Welcome the Mt. Shasta avalanche and climbing information website.
November 17, 2019
REQUIRED TO CLIMB MT SHASTA: Summit pass ($25 and required above 10,000 feet, even if you don't plan on going to the summit), wilderness permit (free) and human waste pack-out bag. All of these items are available for self-issue at all open trailheads or the Mt Shasta/McCloud Ranger Stations and The Fifth Season store in downtown Mt Shasta. Have your pass handy as rangers will check. Packout your human waste. It is required. Waste receptacles are provided at all trailheads. All trailheads are open with full access. Expect rough roads. Four wheel drive is not necessary, but medium to high clearance recommended. Don't let early season snow storms trap you. Pay attention to the weather.

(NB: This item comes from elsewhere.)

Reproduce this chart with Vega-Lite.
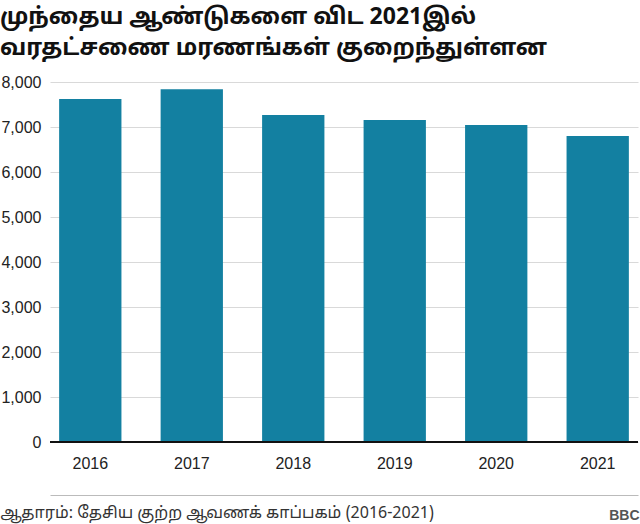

Mount Shasta is hosting late season climbing conditions. Observations and updates of this advisory will be less frequent as we enter into the Fall season. Late season conditions means that rock fall is likely, sun cups on any remaining snow are plentiful, and loose, rocky slopes are gaining size as snow melts. Slips and falls on snow can often lead into rocks. This greatly exacerbates a slip/fall consequence. Outfitter guides have ceased trips on most routes. The Clear Creek route is the best option for late season climbs, but don't take it lightly. Numerous lost climbers, slip and fall accidents and fatalities have occurred on this route in the past. The routes from the Brewer Creek trailhead and Northgate trailhead are still in decent shape. All ridge routes are mostly melted out and involve loose rock scrambling, potentially knocking rocks onto climbers below.
Climbing Mount Shasta does not get easier or safer this time of year. Improper footwear/equipment and failure to stay on route have led to a number of rescues. We can not stress this enough: plan accordingly and carry the proper equipment, i.e. an ice axe, crampons and helmet, proper footwear, navigation tools, etc. Be on the lookout for incoming weather and plan your climb accordingly. We've already had fresh snow on the mountain creating winter-like conditions.
Camp cleanliness and overall mountain sanitation are very important to us and other climbers. When traveling in the wilderness, always follow leave no trace principles. Minimize your impact. Plan ahead and prepare. Travel and camp on durable surfaces. Depose of waste properly (it's required). Leave what you find. Always respect wildlife. Many day hikers have been exploring lower elevation trails on the mountain. As summer trails continue to melt out, please stay on path to limit resource degradation. Camp at least 100 feet away from water sources. Stay off fragile vegetation as best you can. The growing season for this delicate ecosystem is very short, especially this year!